Arango concluye que “la condena de las ‘malas’ palabras constituye una reliquia de nuestro pasado ancestral que lleva en sí las huellas de las terribles prohibiciones que le dieron origen. Es, propiamente, una pieza arqueológica en nuestro mundo civilizado. Es necesario, por lo tanto, superar esta inercia moral. Nuestra salud mental y física así lo exige. El lenguaje obsceno no debe ser ya más perseguido, atávicamente, por la ley y, por el contrario, debe ser objeto de tutela”.

Más allá, por supuesto, de este alegato de reivindicación, el lenguaje obsceno ha roto siempre todas las barreras de la prohibición y ha elegido en especial el espacio íntimo (el más íntimo: donde se caga y se mea y donde algunos se la menean) para evadir la censura. Desde la Antigüedad grecorromana el escusado fue el sitio donde el idioma se expresó en su más plena libertad. En el libro Grafitos amatorios pompeyanos (1990), podemos ver que, hace dos mil años, los precursores del “gallito inglés” (un “inglés” paradójicamente mexicano) escribieron letreros como los siguientes: “Aquí tiene su morada [y aquí el dibujo de un falo] la Felicidad”; “Veo dos vergas. Yo, el lector, soy la tercera”; “Cuando me da la gana me siento en él”, y este último que, en su traducción en español, es un perfecto dístico brevísimo:

Si cagas aquí,

¡ay de ti!

Hoy el tabú de las “malas palabras” ha llevado el eufemismo represor y represivo a extremos verdaderamente ridículos.
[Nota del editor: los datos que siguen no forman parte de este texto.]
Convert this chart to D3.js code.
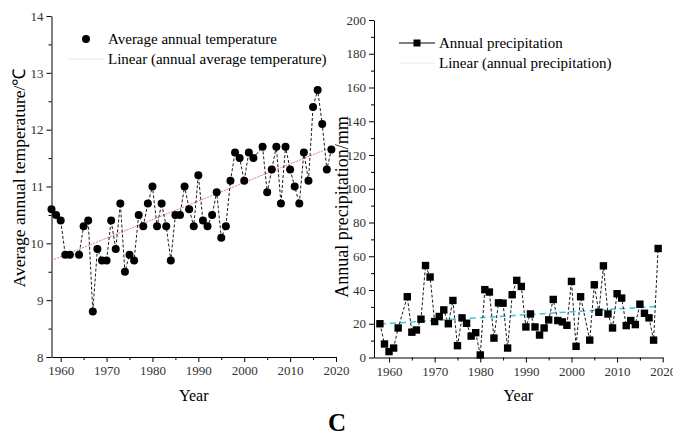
<!DOCTYPE html>
<html>
<head>
<meta charset="utf-8">
<script src="https://cdn.jsdelivr.net/npm/d3@7"></script>
<style>
  body { margin: 0; background: #fff; }
  svg { font-family: "Liberation Serif", "Times New Roman", serif; }
  .axis path, .axis line { stroke: #000; }
  .axis text { font-size: 13px; fill: #333; font-family: "Liberation Serif", serif; }
</style>
</head>
<body>
<div id="chart"></div>
<script>
// years with observations (1963 and 2003 are absent in the figure)
var years = [1958, 1959, 1960, 1961, 1962, 1964, 1965, 1966, 1967, 1968, 1969,
  1970, 1971, 1972, 1973, 1974, 1975, 1976, 1977, 1978, 1979,
  1980, 1981, 1982, 1983, 1984, 1985, 1986, 1987, 1988, 1989,
  1990, 1991, 1992, 1993, 1994, 1995, 1996, 1997, 1998, 1999,
  2000, 2001, 2002, 2004, 2005, 2006, 2007, 2008, 2009,
  2010, 2011, 2012, 2013, 2014, 2015, 2016, 2017, 2018, 2019];

var temperature = [10.6, 10.5, 10.4, 9.8, 9.8, 9.8, 10.3, 10.4, 8.8, 9.9, 9.7,
  9.7, 10.4, 9.9, 10.7, 9.5, 9.8, 9.7, 10.5, 10.3, 10.7,
  11.0, 10.3, 10.7, 10.3, 9.7, 10.5, 10.5, 11.0, 10.6, 10.3,
  11.2, 10.4, 10.3, 10.5, 10.9, 10.1, 10.3, 11.1, 11.6, 11.5,
  11.1, 11.6, 11.5, 11.7, 10.9, 11.3, 11.7, 10.7, 11.7,
  11.3, 11.0, 10.7, 11.6, 11.1, 12.4, 12.7, 12.1, 11.3, 11.65];

var precipitation = [20, 8, 3.5, 5.6, 17.5, 36, 15, 16.3, 22.7, 54.5, 47.7,
  21.3, 24.3, 28.2, 20, 33.8, 7, 23.5, 20.3, 12.7, 14.7,
  1.5, 40.2, 38.8, 11.5, 32.4, 32.2, 5.6, 37.2, 45.7, 42.1,
  18.1, 25.8, 18.1, 13.3, 17.5, 22.3, 34.4, 21.9, 21.1, 19.1,
  45.1, 6.6, 36, 10.3, 43.1, 26.8, 54.3, 25.8, 17.5,
  37.8, 35.2, 18.9, 21.9, 19.5, 31.6, 26.2, 23.5, 10.3, 64.6];

var yearTicks = [1960, 1970, 1980, 1990, 2000, 2010, 2020];
var tempTicks = [8, 9, 10, 11, 12, 13, 14];
var precTicks = [0, 20, 40, 60, 80, 100, 120, 140, 160, 180, 200];

var W = 673, H = 434;
var svg = d3.select("#chart").append("svg")
  .attr("width", W).attr("height", H);

// least squares fit
function fit(xs, ys) {
  var mx = d3.mean(xs), my = d3.mean(ys);
  var num = 0, den = 0;
  xs.forEach(function(x, i) { num += (x - mx) * (ys[i] - my); den += (x - mx) * (x - mx); });
  var b = num / den;
  return function(x) { return my + b * (x - mx); };
}

function drawPanel(opt) {
  var x = d3.scaleLinear().domain(opt.xDomain).range(opt.xRange);
  var y = d3.scaleLinear().domain(opt.yDomain).range(opt.yRange);
  var g = svg.append("g");

  // minor ticks
  var xMinor = d3.range(1965, 2020, 10);
  g.append("g").attr("class", "axis")
    .attr("transform", "translate(0," + opt.yRange[0] + ")")
    .call(d3.axisBottom(x).tickValues(xMinor).tickSize(3).tickFormat(""))
    .select(".domain").remove();
  g.append("g").attr("class", "axis")
    .attr("transform", "translate(" + opt.xRange[0] + ",0)")
    .call(d3.axisLeft(y).tickValues(opt.yMinor).tickSize(3).tickFormat(""))
    .select(".domain").remove();

  // main axes
  g.append("g").attr("class", "axis")
    .attr("transform", "translate(0," + opt.yRange[0] + ")")
    .call(d3.axisBottom(x).tickValues(yearTicks).tickSize(5).tickSizeOuter(0)
      .tickPadding(4).tickFormat(d3.format("d")));
  g.append("g").attr("class", "axis")
    .attr("transform", "translate(" + opt.xRange[0] + ",0)")
    .call(d3.axisLeft(y).tickValues(opt.yTicks).tickSize(5).tickSizeOuter(0)
      .tickPadding(3).tickFormat(d3.format("d")));

  // trend line
  var f = fit(years, opt.values);
  var x0 = years[0], x1 = years[years.length - 1];
  g.append("line")
    .attr("x1", x(x0)).attr("y1", y(f(x0)))
    .attr("x2", x(x1)).attr("y2", y(f(x1)))
    .attr("stroke", opt.trendColor)
    .attr("stroke-width", opt.trendWidth)
    .attr("stroke-dasharray", opt.trendDash);

  // data line
  var line = d3.line()
    .x(function(d, i) { return x(years[i]); })
    .y(function(d) { return y(d); });
  g.append("path").datum(opt.values)
    .attr("d", line)
    .attr("fill", "none")
    .attr("stroke", "#000")
    .attr("stroke-width", 0.9)
    .attr("stroke-dasharray", "3,2");

  // markers
  if (opt.marker === "circle") {
    g.selectAll(".pt").data(opt.values).enter().append("circle")
      .attr("cx", function(d, i) { return x(years[i]); })
      .attr("cy", function(d) { return y(d); })
      .attr("r", 4).attr("fill", "#000");
  } else {
    g.selectAll(".pt").data(opt.values).enter().append("rect")
      .attr("x", function(d, i) { return x(years[i]) - 3.7; })
      .attr("y", function(d) { return y(d) - 3.7; })
      .attr("width", 7.4).attr("height", 7.4).attr("fill", "#000");
  }

  // axis titles
  g.append("text")
    .attr("x", (opt.xRange[0] + opt.xRange[1]) / 2)
    .attr("y", 401)
    .attr("text-anchor", "middle")
    .style("font-size", "16px")
    .text("Year");
  g.append("text")
    .attr("transform", "translate(" + opt.titleX + "," + opt.titleY + ") rotate(-90)")
    .attr("text-anchor", "middle")
    .style("font-size", opt.titleSize)
    .text(opt.yTitle);

  // legend
  var lg = g.append("g");
  if (opt.marker === "circle") {
    lg.append("circle").attr("cx", opt.legX - 22).attr("cy", opt.legY - 4)
      .attr("r", 4).attr("fill", "#000");
  } else {
    lg.append("line").attr("x1", opt.legX - 40).attr("x2", opt.legX - 4)
      .attr("y1", opt.legY - 4).attr("y2", opt.legY - 4)
      .attr("stroke", "#000").attr("stroke-width", 1);
    lg.append("rect").attr("x", opt.legX - 25.5).attr("y", opt.legY - 7.5)
      .attr("width", 7).attr("height", 7).attr("fill", "#000");
  }
  lg.append("line").attr("x1", opt.legX - 40).attr("x2", opt.legX - 4)
    .attr("y1", opt.legY + 16).attr("y2", opt.legY + 16)
    .attr("stroke", "#f2ead8").attr("stroke-width", 1);
  lg.selectAll("text").data(opt.legend).enter().append("text")
    .attr("x", opt.legX)
    .attr("y", function(d, i) { return opt.legY + i * 20 + 1; })
    .style("font-size", "15px")
    .text(function(d) { return d; });
}

drawPanel({
  values: temperature,
  xDomain: [1958, 2020], xRange: [51.5, 336],
  yDomain: [8, 14], yRange: [357, 16],
  yTicks: tempTicks, yMinor: d3.range(8.5, 14, 1),
  marker: "circle",
  trendColor: "#e07b7b", trendWidth: 1, trendDash: "2,1",
  yTitle: "Average annual temperature/\u2103", titleX: 25, titleY: 178, titleSize: "17.5px",
  legX: 108, legY: 43,
  legend: ["Average annual temperature", "Linear (annual average temperature)"]
});

drawPanel({
  values: precipitation,
  xDomain: [1956.7, 2020], xRange: [374, 662.7],
  yDomain: [0, 200], yRange: [357.5, 20],
  yTicks: precTicks, yMinor: d3.range(10, 200, 20),
  marker: "square",
  trendColor: "#3cc6dc", trendWidth: 1.5, trendDash: "6,4",
  yTitle: "Annual precipitation/mm", titleX: 348, titleY: 207, titleSize: "18px",
  legX: 439, legY: 47,
  legend: ["Annual precipitation", "Linear (annual precipitation)"]
});

svg.append("text")
  .attr("x", 337).attr("y", 431)
  .attr("text-anchor", "middle")
  .style("font-size", "25px")
  .style("font-weight", "bold")
  .text("C");
</script>
</body>
</html>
En México se prefiere decir “pompis” a decir “nalgas” (siendo que se llaman nalgas), y decir “bubis” en lugar de “tetas”, a pesar de que son tetas, pues recordemos el maravilloso poema “La Giganta” de Salvador Díaz Mirón en donde leemos este magistral verso: “Tetas vastas, como frutos del más pródigo papayo”. Esos eufemismos bobos, que rayan en la estulticia, son extremos de la insinceridad y la ignorancia del idioma, además de resabios de una moral hipócrita. Razonablemente, por muy brutos que seamos, podemos saber que las palabras tan sólo representan el nombre de las cosas o de las acciones, y que no son las cosas en sí ni mucho menos las acciones. Por tanto, decir o escribir mierda, culo, pedo, verga, caca, mear, zurrar, etcétera, no equivale más que a la representación de las cosas a través del idioma.
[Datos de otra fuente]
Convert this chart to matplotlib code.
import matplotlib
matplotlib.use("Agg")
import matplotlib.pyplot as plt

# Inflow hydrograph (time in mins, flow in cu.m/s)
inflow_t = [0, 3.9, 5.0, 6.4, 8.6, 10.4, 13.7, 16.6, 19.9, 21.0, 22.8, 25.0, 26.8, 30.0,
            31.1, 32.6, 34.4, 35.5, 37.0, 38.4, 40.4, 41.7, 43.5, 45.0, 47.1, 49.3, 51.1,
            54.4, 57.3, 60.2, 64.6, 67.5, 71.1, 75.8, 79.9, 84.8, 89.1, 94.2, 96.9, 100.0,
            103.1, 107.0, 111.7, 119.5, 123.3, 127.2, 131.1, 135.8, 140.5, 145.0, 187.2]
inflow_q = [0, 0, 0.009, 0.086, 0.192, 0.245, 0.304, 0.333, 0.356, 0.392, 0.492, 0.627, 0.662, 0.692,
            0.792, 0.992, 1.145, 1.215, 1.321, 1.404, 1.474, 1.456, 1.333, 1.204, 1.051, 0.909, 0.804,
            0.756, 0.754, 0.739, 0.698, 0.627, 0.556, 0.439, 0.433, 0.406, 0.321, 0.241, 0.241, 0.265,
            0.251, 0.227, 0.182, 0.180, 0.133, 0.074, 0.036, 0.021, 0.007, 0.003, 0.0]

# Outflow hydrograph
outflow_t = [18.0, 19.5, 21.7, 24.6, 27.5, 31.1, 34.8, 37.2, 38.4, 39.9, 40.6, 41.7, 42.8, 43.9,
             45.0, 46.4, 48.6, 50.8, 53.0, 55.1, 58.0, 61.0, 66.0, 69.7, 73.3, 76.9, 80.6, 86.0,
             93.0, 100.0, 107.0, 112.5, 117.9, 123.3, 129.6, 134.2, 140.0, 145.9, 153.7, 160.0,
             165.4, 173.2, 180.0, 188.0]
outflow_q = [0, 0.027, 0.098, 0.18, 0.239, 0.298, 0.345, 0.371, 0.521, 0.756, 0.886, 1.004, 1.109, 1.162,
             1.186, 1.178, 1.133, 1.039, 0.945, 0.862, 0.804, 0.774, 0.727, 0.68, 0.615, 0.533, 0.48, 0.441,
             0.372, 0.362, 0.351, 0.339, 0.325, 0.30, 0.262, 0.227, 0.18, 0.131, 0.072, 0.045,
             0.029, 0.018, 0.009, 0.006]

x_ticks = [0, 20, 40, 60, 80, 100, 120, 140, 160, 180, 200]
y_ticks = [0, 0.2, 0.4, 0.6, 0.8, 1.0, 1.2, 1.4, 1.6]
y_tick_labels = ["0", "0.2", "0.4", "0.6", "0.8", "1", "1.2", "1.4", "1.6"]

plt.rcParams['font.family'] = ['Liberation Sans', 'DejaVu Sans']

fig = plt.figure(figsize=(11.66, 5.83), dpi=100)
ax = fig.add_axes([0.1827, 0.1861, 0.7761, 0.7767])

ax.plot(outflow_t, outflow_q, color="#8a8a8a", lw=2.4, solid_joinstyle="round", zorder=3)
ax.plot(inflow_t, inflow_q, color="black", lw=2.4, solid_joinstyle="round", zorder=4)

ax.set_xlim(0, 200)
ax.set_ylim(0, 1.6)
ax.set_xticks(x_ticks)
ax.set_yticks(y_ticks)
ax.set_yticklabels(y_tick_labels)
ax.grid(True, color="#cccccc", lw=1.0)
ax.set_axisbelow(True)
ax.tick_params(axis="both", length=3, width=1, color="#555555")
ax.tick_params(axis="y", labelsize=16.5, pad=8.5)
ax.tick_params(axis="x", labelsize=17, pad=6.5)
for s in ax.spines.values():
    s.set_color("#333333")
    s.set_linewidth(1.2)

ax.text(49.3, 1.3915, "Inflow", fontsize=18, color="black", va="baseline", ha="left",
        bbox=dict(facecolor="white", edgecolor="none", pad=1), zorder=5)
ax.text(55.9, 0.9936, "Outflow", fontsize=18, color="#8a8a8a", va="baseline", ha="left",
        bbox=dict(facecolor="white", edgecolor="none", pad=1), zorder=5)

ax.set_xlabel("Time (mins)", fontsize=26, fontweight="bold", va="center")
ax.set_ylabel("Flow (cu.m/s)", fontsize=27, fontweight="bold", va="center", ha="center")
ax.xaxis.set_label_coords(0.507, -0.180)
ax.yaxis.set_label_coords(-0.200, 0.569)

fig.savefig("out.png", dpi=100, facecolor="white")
Roland Barthes dijo, con sabiduría, que “la mierda escrita no huele”. El Poder cree que sí; está seguro que exhala un olor inmundo, un efluvio a mierda, que por supuesto irremediablemente lo envuelve, y es que la sátira se lanza contra los poderosos y los presuntuosos; el epigrama feroz y procaz da en el blanco de reyes y demás monarcas y jerarcas; el poema burlesco hace reír al pueblo mientras el poderoso rabia. En su Historia de la mierda (1980), Dominique Laporte advierte que es imposible negar que una literatura, marginal pero abundante, sobre lo excrementicio hoy puede considerarse como una de las bellas artes. Seguramente hubo esta lógica, en el año 2000, en México, cuando la Lotería Nacional, institución pública, le hizo un homenaje a Armando Jiménez, el autor del libro Picardía mexicana (1960), obra recopiladora del arte de las “malas palabras”, cuando en el sorteo del 9 de junio los billetes llevaron el retrato y la semblanza de quien sacó de las letrinas y el secreto, para ponerlos en la letra impresa, el ingenio y el genio populares referidos al sexo y al excremento. Es obvio que la “injuria” de las “malas palabras” únicamente ofende a quienes van dirigidas; a todos los demás los regocija y los libera.

Hablamos de fisiología, pero también de poesía, y no hay historia que esté exenta de las necesidades del cuerpo. Cagan hasta los príncipes, los reyes y las princesas. Dominique Laporte, en su libro, cita el siguiente testimonio escrito en una carta de la duquesa de Orleans (princesa palatina) a la electriz de Hannover, fechada en Fontainebleau el 9 de octubre de 1694: “Sois muy dichosa de poder cagar cuando queráis, ¡cagad, pues, toda vuestra mierda de golpe!… No ocurre lo mismo aquí, donde estoy obligada a guardar mi cagallón hasta la noche; no hay retretes en las casas al lado del bosque y yo tengo la desgracia de vivir en una de ellas y, por consiguiente, la molestia de tener que ir a cagar fuera, lo que me enfada, porque me gusta cagar a mi aire, cuando mi culo no se expone a nada”.